There had been civilization on the Grey Coast for millenia, almost as long as any other region, but it had not been "civilized" for all of that time. The first settlers were semi-nomadic farmers, an amalgam of intermingled families without distinction of tribe or hierarchy. Bound together by a limitless series of individual ties, they communicated through an almost instinctual network of family and companion.

The first Grey Coast villages were affairs of convenience, half-hearted, helter-skelter, leaving no trace when they dried up and blew away with the next strong wind. The people remained, incestuous, insular, regarded with flat affect those few explorers who landed on their soil and found that the Coast was too distant and too tenacious to tame. Within a few generations, these ciphers became legends, and not particularly important ones.

When the western lands left their dark ages, the Cenorians discovered the Grey Coast. They fenced in land that seemed to them to be unclaimed. Half the time, they were correct. The other half, they clashed with the locals over matters of right and trade - but by and large, Cenorian solutions were peaceful, the invaders having long since decided that the best means to enlightened society was example.

The first five cities - little more than fortified towns with a few extra towers - sprouted up at randomly chosen points along the Grey Coast. Gradually, the most strategic of the two locations grew to prominence: one in the north, gateway to the civilized world, and one in the far south at the site of modern Pelindar, where the first lighthouse outside of Indessa was founded on the outermost island.

The Cenorians were crushed under the wave of the Black Crusade, as many were. Four of its cities were raised; the other became a slaving pit.
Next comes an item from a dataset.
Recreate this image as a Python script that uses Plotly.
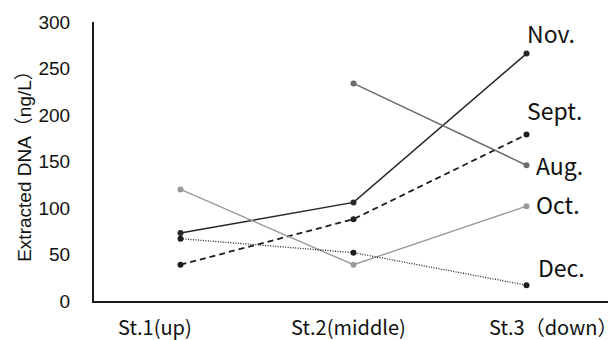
import plotly.graph_objects as go

stations = ["St.1(up)", "St.2(middle)", "St.3（down）"]
months = ["Nov.", "Sept.", "Aug.", "Oct.", "Dec."]
nov = [73, 106, 266]
sept = [39, 88, 179]
aug = [None, 234, 146]
octo = [120, 39, 102]
dec = [67, 52, 17]
y_ticks = [0, 50, 100, 150, 200, 250, 300]

series = [nov, sept, aug, octo, dec]
colors = ["#262626", "#1e1e1e", "#6b6b6b", "#9a9a9a", "#1e1e1e"]
dashes = ["solid", "6px,4px", "solid", "solid", "1px,1.5px"]
widths = [1.5, 1.8, 1.5, 1.4, 1.3]

cjk = "Noto Sans CJK JP, Noto Sans, sans-serif"
arial = "Liberation Sans, Arial, Noto Sans CJK JP, sans-serif"

xpos = [0, 1, 2]
fig = go.Figure()
for name, vals, c, d, w in zip(months, series, colors, dashes, widths):
    fig.add_trace(go.Scatter(
        x=xpos, y=vals, mode="lines+markers", name=name,
        line=dict(color=c, width=w, dash=d),
        marker=dict(color=c, size=6),
        connectgaps=False, showlegend=False,
    ))

# month labels at right end
label_y = [288, 205, 146, 104, 37]
label_shift = [0, 0, 9, 9, 11]
for name, ly, xs in zip(months, label_y, label_shift):
    fig.add_annotation(x=2, y=ly, xref="x", yref="y", text=name, showarrow=False,
                       xanchor="left", yanchor="middle", xshift=xs - 2,
                       font=dict(family=cjk, size=23, color="#111111"))

# station labels under axis
st_x = [-0.145, 0.97, 2.155]
for s, sx in zip(stations, st_x):
    fig.add_annotation(x=sx, y=0, xref="x", yref="paper", text=s, showarrow=False,
                       xanchor="center", yanchor="middle", yshift=-25,
                       font=dict(family=cjk, size=20, color="#111111"))

# page body has an 8px default margin, so the figure is sized to fit the window
fig.update_layout(
    width=608, height=332,
    margin=dict(l=86, r=3, t=14, b=39),
    paper_bgcolor="white", plot_bgcolor="white",
    xaxis=dict(range=[-0.5, 2.5], showticklabels=False, showgrid=False, zeroline=False,
               showline=True, linecolor="#1a1a1a", linewidth=2, ticks=""),
    yaxis=dict(range=[0, 300], tickvals=y_ticks, showgrid=False, zeroline=False,
               showline=True, linecolor="#1a1a1a", linewidth=2, ticks="",
               ticklabelstandoff=18,
               tickfont=dict(family=arial, size=19, color="#111111"),
               title=dict(text="Extracted DNA（ng/L）", standoff=2,
                          font=dict(family=arial, size=19, color="#111111"))),
)

fig.write_html("out.html")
The observatory island survived, but became forbidden territory on pain of death - and because of its isolation, became the ideal bolthole for resistance.

An uprising started there, joint of Grey Coast natives and Cenorians. They freed the region, but the slave-city became anathema. No one spoke of it. No one visited it, though its towers could be seen from any hill of any size - and on the Grey Coast, there were many of these.

The Gull Alliance dominated for a while, then subsided, followed by a number of other business consortiums, then a Giserian tyrant. It was the eastern Tirefs who wrested it from the hands of his imperial infallibility and who both built Pelindar in thrice its earlier glory and threw open the doors of the observatory to learned contemplation and discovery. The Grey Coast has not been the new world for a long time; there are ever further horizons.

Three change of hands later, the Grey Coast is a free nation - for now. There are still native tribes in the hills, but their influence can most easily be seen in darkwood eyes, stretched slightly with green and yellow, and in double jointed hands made for fine and mysterious work. In an attitude, too: a sense that what the outside world decides, however shattering, can never alter the sand in the bays.